Sep. 14 2018 — The recent tweet from Elon Musk has understandably made big news, but it is worth pointing out that the appetite for taking public companies private has been a key area of activity this year. S&P Global Market Intelligence’s data shows that 2018YTD is already at 39% of 2017 numbers, standing at €17.8bn of deal value across 32 completed deals, globally. Going-private closed deal count is at a healthy 49% compared to full 2017 numbers.

In terms of most popular sectors for going-private deals, since 2013 - Information Technology has been leading the pack with €108.9bn of aggregate deal value recorded across 104 deals, while Consumer Discretionary* is trending as a distant second with €49.7bn of total deal value.

The top target location for going private deals is the US, and interestingly – China comes in at second place, with UK following.
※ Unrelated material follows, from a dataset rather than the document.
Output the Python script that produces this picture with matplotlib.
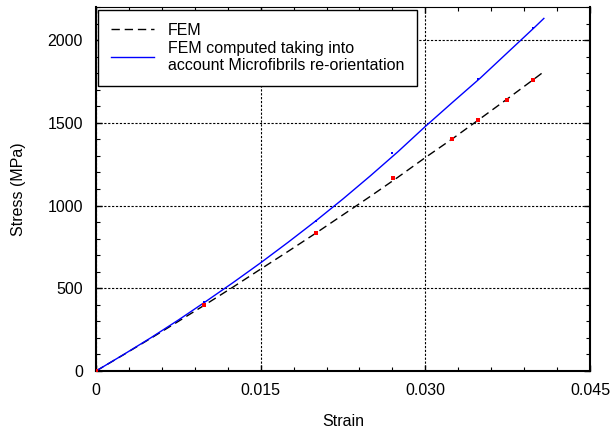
import matplotlib
matplotlib.use("Agg")
import matplotlib.pyplot as plt
from matplotlib.ticker import MultipleLocator, FixedLocator, FixedFormatter

plt.rcParams['font.family'] = ['Liberation Sans', 'DejaVu Sans']

# stress-strain curves (strain [-], stress [MPa])
fem_strain = [0, 0.0025, 0.005, 0.0075, 0.01, 0.0125, 0.015, 0.0175, 0.02, 0.0225,
              0.025, 0.0275, 0.03, 0.0325, 0.035, 0.0375, 0.04, 0.0408]
fem_stress = [0, 98, 198, 300, 403, 508, 616, 723, 832, 944,
              1056, 1171, 1290, 1405, 1525, 1646, 1769, 1809]

mfa_strain = [0, 0.0025, 0.005, 0.0075, 0.01, 0.0125, 0.015, 0.0175, 0.02, 0.0225,
              0.025, 0.0275, 0.03, 0.0325, 0.035, 0.0375, 0.04, 0.0408]
mfa_stress = [0, 99, 201, 308, 420, 535, 654, 778, 906, 1040,
              1180, 1325, 1478, 1625, 1770, 1925, 2080, 2131]

# computed points on each curve
fem_pts_strain = [0, 0.00984, 0.0200, 0.02708, 0.03245, 0.03483, 0.0374, 0.0398]
fem_pts_stress = [0, 398, 832, 1168, 1402, 1517, 1637, 1756]
mfa_pts_strain = [0.00984, 0.0200, 0.0270, 0.0348, 0.0398]
mfa_pts_stress = [415, 906, 1319, 1762, 2074]

xticks = [0, 0.015, 0.030, 0.045]
xtick_labels = ['0', '0.015', '0.030', '0.045']
yticks = [0, 500, 1000, 1500, 2000]

fig = plt.figure(figsize=(6.15, 4.37), dpi=100)
ax = fig.add_axes([0.1561, 0.151, 0.8032, 0.833])

ax.plot(fem_strain, fem_stress, color='black', lw=1.0, dashes=(6, 3.5), label='FEM', zorder=3)
ax.plot(mfa_strain, mfa_stress, color='blue', lw=1.0,
        label='FEM computed taking into\naccount Microfibrils re-orientation', zorder=3)
ax.plot(fem_pts_strain, fem_pts_stress, 's', color='red', ms=2.2, mew=0, zorder=4)
ax.plot(mfa_pts_strain, mfa_pts_stress, 's', color='blue', ms=1.8, mew=0, zorder=4)

ax.set_xlim(0, 0.045)
ax.set_ylim(0, 2200)
ax.xaxis.set_major_locator(FixedLocator(xticks))
ax.xaxis.set_major_formatter(FixedFormatter(xtick_labels))
ax.xaxis.set_minor_locator(MultipleLocator(0.003))
ax.yaxis.set_major_locator(FixedLocator(yticks))
ax.yaxis.set_minor_locator(MultipleLocator(100))

ax.tick_params(which='both', direction='in', top=True, right=True, labelsize=11.5, colors='black')
ax.tick_params(which='major', length=4, width=1)
ax.tick_params(which='minor', length=3, width=0.8)
ax.tick_params(axis='x', pad=8.5)
ax.tick_params(axis='y', pad=9.5)

ax.grid(True, which='major', color='black', linestyle=(0, (2, 1.5)), lw=0.8, zorder=1)
for side in ['left', 'bottom', 'right']:
    ax.spines[side].set_linewidth(1.5)
ax.spines['top'].set_linewidth(0.8)

ax.set_xlabel('Strain', fontsize=11.5, labelpad=12)
ax.set_ylabel('Stress (MPa)', fontsize=11.5, labelpad=15.5)

leg = ax.legend(loc='upper left', bbox_to_anchor=(0.004, 0.992), fontsize=11.5,
                fancybox=False, framealpha=1, edgecolor='black', borderaxespad=0,
                handlelength=2.7, handletextpad=0.88, borderpad=0.8, labelspacing=0.2)
leg.get_frame().set_linewidth(1.0)
leg.set_zorder(5)

fig.savefig('out.png', dpi=100)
The three regions have seen total deal size of €218.8 during the period of 2013 through 2018YTD. The popularity of these locations is further supported by the fact that after going private, average target’s EBITDA values have increased compared to when those companies were public. The US-based going private targets grew their EBITDA by average of 56% since leaving the public market, while Chinese and the UK-located companies grew EBITDA by 10% and 38%, respectively. Overall, the going private moves proved to be successful for ex-public companies globally within the 2013 – 2018YTD deals’ time frame, where their average Net Income values grew by 58% while EBITDA values grew by a smaller but yet attractive 29%.

In terms of the deal pipeline, 18 going-private deals were announced globally since 1st January 2018 and would add €25.8bn of aggregate deal value to already closed €17.8bn.